Comparing COGS with Other Metrics
Cost of Revenue vs COGS
Cost of revenue exists for ongoing contract services. These services can include materials, direct labor, shipping costs, and employee commissions. However, these items can’t be claimed as COGS without there being a physically produced product to sell. The IRS gives some examples of personal service businesses that don’t calculate COGS, including doctors, lawyers, and painters.
Operating Expenses vs COGS
Operating expenses and cost of goods sold are two different expenses that companies incur while operating. The expenses are separated on the income statement. Operating expenses (OPEX) are expenses that are not directly related to the production of goods or services, unlike COGS.
Cost of Sales vs COGS
On your company’s balance sheet, you may see cost of goods sold or cost of sales listed, or sometimes both. This understandably leads to confusion, but fundamentally there is little difference between the two. Oftentimes in accounting cost of goods sold and cost of sales are used interchangeably.

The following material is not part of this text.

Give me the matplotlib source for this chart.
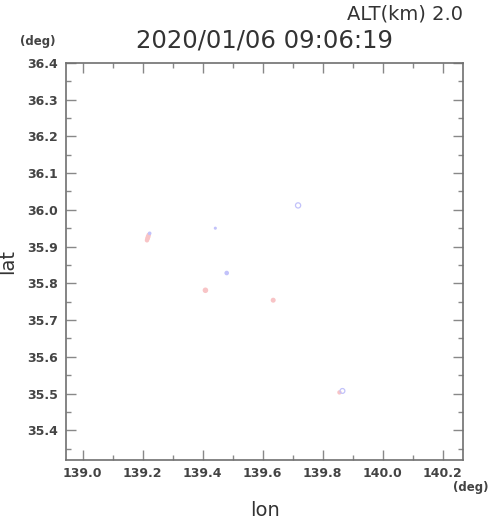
import matplotlib
matplotlib.use("Agg")
import matplotlib.pyplot as plt
from matplotlib.ticker import MultipleLocator, FormatStrFormatter

# ---- data ----
title = "2020/01/06 09:06:19"
alt_label = "ALT(km) 2.0"
xlim = (138.944, 140.269)
ylim = (35.319, 36.401)

pink_lon = [139.214, 139.216, 139.218, 139.220, 139.409, 139.635, 139.856]
pink_lat = [35.917, 35.922, 35.927, 35.932, 35.781, 35.754, 35.503]
pink_size = [10, 12, 12, 10, 16, 13, 10]

blue_lon = [139.223, 139.442, 139.480]
blue_lat = [35.936, 35.950, 35.828]
blue_size = [7, 5, 11]

ring_lon = [139.718, 139.866]
ring_lat = [36.012, 35.507]
ring_size = [14, 12]

W, H = 490, 521
fig = plt.figure(figsize=(W / 100, H / 100), dpi=100)
ax = fig.add_axes([66 / W, 1 - 460 / H, 397.3 / W, 397.5 / H])

ax.scatter(pink_lon, pink_lat, s=pink_size, color="#f8c4c6", edgecolors="none", zorder=3)
ax.scatter(blue_lon, blue_lat, s=blue_size, color="#c2c2fa", edgecolors="none", zorder=3)
ax.scatter(ring_lon, ring_lat, s=ring_size, facecolors="none", edgecolors="#c2c2fa",
           linewidths=0.9, zorder=4)

ax.set_xlim(*xlim)
ax.set_ylim(*ylim)

ax.xaxis.set_major_locator(MultipleLocator(0.2))
ax.xaxis.set_minor_locator(MultipleLocator(0.1))
ax.yaxis.set_major_locator(MultipleLocator(0.1))
ax.yaxis.set_minor_locator(MultipleLocator(0.05))
ax.xaxis.set_major_formatter(FormatStrFormatter("%.1f"))
ax.yaxis.set_major_formatter(FormatStrFormatter("%.1f"))

tc = "#888888"
ax.tick_params(which="both", direction="in", top=True, right=True,
               color=tc, width=1.0)
ax.tick_params(which="major", length=7)
ax.tick_params(which="minor", length=3.5)
ax.tick_params(axis="x", which="major", pad=5)
ax.tick_params(axis="y", which="major", pad=6)
for lab in ax.get_xticklabels() + ax.get_yticklabels():
    lab.set_fontweight("bold")
    lab.set_fontsize(9)
    lab.set_color("#444444")

for sp in ax.spines.values():
    sp.set_color("#707070")
    sp.set_linewidth(1.2)

tcol = "#333333"
fig.text(463 / W, 1 - 14 / H, alt_label, ha="right", va="center", fontsize=14, color=tcol)
fig.text(264.5 / W, 1 - 40 / H, title, ha="center", va="center", fontsize=17.5, color=tcol)
fig.text(38 / W, 1 - 41 / H, "(deg)", ha="center", va="center", fontsize=8.5,
         fontweight="bold", color="#444444")
fig.text(471 / W, 1 - 487 / H, "(deg)", ha="center", va="center", fontsize=8.5,
         fontweight="bold", color="#444444")
fig.text(264.5 / W, 1 - 511 / H, "lon", ha="center", va="center", fontsize=14, color=tcol)
fig.text(8 / W, 1 - 261 / H, "lat", ha="center", va="center", fontsize=14,
         rotation=90, color=tcol)

fig.savefig("out.png", dpi=100)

Cost of goods sold is the direct cost of producing a good. It includes the cost of materials and labor necessary to produce the goods and it directly impacts profits for your company. After calculating COGS with a standard, easy-to-use formula, a company can work to manage their COGS to ensure they reach profit goals. Understanding COGS can also allow for companies to increase efficiency in the production process, ultimately increasing profits.